Problem details: Copy each line in which the string "script" occurs.

Records shown:
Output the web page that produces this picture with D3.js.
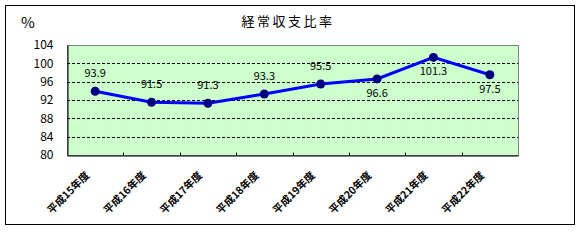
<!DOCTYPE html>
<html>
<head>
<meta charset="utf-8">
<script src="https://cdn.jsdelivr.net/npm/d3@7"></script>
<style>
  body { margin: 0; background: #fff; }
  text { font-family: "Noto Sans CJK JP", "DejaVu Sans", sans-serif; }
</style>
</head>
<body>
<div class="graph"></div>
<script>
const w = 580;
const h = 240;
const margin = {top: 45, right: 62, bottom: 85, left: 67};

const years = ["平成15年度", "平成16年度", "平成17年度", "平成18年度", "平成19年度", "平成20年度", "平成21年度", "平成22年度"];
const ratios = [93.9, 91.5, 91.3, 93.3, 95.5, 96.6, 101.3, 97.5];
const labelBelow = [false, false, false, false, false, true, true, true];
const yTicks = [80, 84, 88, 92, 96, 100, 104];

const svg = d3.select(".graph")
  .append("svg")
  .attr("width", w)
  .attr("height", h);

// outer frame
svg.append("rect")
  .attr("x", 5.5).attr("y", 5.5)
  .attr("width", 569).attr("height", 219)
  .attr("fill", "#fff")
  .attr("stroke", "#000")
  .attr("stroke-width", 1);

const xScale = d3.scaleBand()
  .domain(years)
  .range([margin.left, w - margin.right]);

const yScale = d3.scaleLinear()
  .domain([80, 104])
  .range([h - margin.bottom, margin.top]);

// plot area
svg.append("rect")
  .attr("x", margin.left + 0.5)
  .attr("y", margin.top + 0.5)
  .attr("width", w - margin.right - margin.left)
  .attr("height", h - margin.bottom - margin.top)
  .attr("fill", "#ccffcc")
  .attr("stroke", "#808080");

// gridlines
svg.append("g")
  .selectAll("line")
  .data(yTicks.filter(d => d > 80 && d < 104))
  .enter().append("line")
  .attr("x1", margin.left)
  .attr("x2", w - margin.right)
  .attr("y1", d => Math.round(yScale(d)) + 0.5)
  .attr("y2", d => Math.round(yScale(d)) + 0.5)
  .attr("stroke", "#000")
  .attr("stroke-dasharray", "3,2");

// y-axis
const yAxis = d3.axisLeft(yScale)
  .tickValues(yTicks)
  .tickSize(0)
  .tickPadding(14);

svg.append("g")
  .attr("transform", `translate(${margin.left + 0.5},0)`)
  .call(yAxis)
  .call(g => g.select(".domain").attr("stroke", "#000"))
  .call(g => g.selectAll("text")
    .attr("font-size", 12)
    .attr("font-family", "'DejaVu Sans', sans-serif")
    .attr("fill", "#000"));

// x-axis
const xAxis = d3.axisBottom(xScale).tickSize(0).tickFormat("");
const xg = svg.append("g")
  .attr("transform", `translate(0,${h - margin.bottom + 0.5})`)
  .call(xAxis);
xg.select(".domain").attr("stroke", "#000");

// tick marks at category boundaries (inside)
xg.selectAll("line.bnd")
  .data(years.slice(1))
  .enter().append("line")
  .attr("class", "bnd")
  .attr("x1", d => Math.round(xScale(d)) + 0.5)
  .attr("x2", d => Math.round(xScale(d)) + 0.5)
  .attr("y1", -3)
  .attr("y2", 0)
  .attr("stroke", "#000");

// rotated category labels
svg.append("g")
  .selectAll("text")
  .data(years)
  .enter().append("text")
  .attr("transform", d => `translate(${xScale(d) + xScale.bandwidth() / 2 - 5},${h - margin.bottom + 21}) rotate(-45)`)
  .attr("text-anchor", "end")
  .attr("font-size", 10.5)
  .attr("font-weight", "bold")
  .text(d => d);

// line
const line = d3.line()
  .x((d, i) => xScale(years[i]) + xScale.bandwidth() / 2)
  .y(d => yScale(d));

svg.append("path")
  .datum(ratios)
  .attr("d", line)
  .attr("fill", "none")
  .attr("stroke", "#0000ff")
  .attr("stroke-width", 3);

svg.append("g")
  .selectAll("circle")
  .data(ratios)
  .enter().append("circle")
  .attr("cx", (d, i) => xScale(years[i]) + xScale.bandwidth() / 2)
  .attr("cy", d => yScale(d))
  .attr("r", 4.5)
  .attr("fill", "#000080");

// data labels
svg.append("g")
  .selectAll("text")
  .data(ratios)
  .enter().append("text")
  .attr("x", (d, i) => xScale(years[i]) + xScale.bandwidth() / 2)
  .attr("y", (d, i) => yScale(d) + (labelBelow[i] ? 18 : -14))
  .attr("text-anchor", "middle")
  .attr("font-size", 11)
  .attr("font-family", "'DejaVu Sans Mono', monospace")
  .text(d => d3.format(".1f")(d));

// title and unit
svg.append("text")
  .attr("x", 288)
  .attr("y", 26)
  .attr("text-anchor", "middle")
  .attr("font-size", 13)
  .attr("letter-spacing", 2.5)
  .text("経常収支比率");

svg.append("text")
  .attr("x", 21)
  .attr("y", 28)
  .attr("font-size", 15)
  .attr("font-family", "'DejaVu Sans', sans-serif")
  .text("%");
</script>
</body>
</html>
==
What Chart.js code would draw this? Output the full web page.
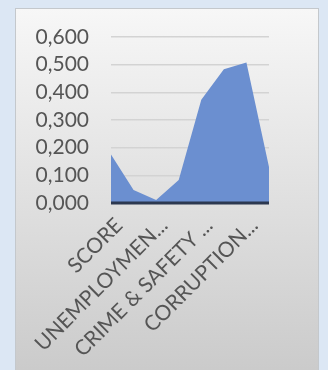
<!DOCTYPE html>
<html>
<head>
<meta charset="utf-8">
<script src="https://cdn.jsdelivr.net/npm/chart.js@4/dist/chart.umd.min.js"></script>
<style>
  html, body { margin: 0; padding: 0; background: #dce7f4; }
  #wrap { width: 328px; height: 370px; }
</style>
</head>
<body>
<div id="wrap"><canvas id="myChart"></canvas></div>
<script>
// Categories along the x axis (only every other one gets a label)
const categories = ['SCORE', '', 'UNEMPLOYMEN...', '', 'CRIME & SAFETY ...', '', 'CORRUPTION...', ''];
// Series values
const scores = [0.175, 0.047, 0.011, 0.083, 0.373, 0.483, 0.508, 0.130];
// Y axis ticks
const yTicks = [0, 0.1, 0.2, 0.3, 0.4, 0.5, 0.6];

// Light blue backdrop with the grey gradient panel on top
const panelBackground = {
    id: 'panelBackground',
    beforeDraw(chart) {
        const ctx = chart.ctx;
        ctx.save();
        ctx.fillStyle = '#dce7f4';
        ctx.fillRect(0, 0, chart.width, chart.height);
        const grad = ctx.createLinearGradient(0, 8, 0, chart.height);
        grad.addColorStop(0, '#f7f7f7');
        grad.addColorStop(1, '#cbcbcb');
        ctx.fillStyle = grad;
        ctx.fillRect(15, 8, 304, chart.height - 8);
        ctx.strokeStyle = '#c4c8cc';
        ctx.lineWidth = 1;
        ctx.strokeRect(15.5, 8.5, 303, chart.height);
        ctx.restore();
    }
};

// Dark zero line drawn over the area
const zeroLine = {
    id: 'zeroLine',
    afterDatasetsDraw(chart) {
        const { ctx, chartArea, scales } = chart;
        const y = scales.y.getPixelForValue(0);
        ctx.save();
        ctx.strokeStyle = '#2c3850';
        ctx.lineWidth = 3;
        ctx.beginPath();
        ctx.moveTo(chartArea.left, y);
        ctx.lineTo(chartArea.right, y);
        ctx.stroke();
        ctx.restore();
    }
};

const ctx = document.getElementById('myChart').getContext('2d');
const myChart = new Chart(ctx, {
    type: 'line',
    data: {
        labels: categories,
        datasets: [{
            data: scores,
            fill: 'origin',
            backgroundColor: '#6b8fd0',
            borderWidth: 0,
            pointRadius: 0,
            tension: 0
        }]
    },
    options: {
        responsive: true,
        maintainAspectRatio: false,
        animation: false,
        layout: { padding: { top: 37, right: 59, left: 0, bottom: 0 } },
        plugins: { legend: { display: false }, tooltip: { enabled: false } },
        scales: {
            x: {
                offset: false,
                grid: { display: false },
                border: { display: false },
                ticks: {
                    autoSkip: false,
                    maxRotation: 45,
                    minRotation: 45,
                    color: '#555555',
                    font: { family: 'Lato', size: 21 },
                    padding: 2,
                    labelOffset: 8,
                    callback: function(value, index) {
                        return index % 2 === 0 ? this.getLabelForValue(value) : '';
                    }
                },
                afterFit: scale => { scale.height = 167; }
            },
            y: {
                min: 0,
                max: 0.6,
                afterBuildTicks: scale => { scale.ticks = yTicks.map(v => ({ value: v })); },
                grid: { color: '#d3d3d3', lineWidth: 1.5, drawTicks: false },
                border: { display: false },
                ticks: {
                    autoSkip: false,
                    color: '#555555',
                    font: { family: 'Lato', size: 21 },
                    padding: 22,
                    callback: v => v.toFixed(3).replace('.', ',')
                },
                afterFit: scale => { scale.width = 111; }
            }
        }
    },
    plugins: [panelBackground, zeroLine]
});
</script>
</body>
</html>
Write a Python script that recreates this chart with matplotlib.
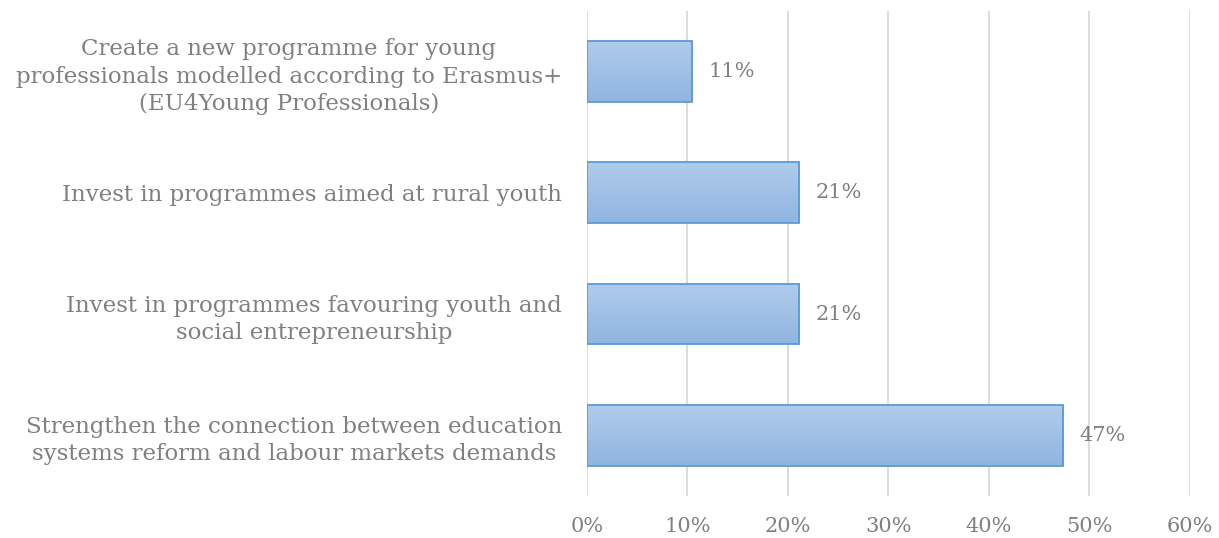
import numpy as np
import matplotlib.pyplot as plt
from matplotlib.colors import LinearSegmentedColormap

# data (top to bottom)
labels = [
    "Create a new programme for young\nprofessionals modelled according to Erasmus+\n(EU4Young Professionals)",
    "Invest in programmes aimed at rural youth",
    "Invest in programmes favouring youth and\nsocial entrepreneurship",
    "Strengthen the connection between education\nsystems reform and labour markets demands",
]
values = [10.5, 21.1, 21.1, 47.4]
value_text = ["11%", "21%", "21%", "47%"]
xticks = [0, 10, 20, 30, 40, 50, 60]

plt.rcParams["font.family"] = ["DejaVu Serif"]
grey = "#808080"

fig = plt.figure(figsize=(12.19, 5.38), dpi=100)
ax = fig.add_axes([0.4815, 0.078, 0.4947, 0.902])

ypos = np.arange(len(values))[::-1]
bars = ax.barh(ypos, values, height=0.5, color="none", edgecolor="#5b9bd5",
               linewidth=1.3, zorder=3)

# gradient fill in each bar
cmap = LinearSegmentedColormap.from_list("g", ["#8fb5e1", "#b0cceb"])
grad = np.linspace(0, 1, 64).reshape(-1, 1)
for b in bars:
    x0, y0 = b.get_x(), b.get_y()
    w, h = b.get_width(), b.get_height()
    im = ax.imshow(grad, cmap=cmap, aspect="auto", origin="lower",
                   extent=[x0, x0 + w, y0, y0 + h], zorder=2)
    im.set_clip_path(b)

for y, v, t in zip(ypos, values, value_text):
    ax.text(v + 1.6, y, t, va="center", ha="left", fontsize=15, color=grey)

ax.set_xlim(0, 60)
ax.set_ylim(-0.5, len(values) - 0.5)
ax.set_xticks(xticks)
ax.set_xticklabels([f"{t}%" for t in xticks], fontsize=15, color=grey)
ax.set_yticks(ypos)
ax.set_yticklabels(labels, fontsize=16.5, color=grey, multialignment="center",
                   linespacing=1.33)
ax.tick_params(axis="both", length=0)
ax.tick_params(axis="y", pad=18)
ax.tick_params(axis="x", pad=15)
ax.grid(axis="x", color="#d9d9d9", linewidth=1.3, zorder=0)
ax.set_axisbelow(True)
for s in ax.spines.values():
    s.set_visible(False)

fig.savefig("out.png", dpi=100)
...
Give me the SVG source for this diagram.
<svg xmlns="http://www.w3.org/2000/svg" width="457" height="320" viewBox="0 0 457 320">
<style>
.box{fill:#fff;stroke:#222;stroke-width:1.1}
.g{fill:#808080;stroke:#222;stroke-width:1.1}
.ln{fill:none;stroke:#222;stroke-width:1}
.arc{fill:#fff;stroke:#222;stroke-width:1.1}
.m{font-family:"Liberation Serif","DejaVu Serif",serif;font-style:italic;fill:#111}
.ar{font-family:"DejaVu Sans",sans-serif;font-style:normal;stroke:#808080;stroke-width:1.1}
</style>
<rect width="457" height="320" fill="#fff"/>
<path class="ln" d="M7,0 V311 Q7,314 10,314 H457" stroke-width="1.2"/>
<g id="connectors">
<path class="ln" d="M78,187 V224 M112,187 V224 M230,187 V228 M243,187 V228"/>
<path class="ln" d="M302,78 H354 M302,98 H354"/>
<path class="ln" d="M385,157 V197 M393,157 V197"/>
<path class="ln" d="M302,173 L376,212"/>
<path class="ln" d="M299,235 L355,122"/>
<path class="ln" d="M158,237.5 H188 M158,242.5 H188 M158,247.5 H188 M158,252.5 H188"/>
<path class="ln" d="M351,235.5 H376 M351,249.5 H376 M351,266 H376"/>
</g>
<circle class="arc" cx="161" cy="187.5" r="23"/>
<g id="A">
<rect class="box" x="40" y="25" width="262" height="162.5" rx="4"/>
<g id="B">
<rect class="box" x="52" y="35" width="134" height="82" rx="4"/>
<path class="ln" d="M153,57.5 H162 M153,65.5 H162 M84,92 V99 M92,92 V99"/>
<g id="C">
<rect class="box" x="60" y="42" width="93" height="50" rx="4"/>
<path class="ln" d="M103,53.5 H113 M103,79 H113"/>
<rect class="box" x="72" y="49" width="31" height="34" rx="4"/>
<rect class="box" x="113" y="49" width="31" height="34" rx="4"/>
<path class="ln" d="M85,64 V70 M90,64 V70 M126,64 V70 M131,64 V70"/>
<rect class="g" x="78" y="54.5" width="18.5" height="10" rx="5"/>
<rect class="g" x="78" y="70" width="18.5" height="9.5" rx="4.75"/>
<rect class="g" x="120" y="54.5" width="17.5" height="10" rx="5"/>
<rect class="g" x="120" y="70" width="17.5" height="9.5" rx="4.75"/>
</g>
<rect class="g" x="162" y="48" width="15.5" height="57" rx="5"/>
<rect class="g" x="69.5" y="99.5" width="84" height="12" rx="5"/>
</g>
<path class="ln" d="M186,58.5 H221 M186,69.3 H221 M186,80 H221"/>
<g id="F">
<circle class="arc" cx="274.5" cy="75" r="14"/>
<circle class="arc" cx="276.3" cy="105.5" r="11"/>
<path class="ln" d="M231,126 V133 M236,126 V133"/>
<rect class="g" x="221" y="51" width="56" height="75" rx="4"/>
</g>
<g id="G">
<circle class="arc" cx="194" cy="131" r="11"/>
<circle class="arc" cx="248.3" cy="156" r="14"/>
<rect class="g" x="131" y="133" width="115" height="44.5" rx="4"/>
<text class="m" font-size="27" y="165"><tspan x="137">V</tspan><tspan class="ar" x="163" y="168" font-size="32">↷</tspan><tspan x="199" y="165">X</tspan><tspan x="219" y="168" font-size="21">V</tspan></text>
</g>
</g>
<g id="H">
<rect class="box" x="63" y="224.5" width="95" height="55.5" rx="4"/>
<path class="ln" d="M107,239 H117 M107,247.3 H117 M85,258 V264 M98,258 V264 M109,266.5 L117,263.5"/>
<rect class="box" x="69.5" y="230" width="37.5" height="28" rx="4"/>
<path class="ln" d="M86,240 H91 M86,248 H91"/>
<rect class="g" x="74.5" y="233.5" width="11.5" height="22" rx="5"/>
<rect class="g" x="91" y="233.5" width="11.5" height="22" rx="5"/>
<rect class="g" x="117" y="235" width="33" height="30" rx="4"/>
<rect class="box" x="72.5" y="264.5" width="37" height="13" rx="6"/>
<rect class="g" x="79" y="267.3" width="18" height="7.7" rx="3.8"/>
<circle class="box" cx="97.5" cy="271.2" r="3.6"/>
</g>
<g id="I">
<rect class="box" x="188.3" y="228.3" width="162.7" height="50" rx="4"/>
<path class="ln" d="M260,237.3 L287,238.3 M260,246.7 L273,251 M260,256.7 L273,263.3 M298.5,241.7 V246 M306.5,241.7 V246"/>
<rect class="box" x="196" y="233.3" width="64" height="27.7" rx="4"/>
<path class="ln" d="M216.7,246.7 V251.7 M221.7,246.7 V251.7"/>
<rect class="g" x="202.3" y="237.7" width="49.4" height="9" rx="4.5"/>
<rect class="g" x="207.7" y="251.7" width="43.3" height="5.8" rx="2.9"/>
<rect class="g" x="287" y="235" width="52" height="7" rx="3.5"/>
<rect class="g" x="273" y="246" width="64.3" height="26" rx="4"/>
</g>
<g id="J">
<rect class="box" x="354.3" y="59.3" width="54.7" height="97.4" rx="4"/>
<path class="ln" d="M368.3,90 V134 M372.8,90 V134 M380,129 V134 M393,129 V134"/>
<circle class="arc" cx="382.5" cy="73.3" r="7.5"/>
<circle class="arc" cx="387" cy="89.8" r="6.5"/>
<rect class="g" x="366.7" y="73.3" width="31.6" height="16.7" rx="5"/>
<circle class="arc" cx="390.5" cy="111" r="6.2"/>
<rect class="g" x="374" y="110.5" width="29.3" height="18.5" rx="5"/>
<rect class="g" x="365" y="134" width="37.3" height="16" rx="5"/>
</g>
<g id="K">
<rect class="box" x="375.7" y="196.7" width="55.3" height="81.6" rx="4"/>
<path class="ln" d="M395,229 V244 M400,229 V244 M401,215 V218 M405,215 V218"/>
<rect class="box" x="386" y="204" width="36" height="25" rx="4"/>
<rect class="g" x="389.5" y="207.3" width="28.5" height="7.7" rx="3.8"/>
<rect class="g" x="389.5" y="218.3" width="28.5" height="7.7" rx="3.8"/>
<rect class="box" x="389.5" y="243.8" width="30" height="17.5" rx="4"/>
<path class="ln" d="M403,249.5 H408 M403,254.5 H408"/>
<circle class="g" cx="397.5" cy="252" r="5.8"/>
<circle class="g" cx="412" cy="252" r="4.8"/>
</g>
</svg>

Reply to the task:
<script src="https://cdn.jsdelivr.net/npm/d3@7"></script>
<script>
</script>
<script src="https://cdn.jsdelivr.net/npm/chart.js@4/dist/chart.umd.min.js"></script>
<script>
</script>
Write a Python script that recreates this chart with matplotlib.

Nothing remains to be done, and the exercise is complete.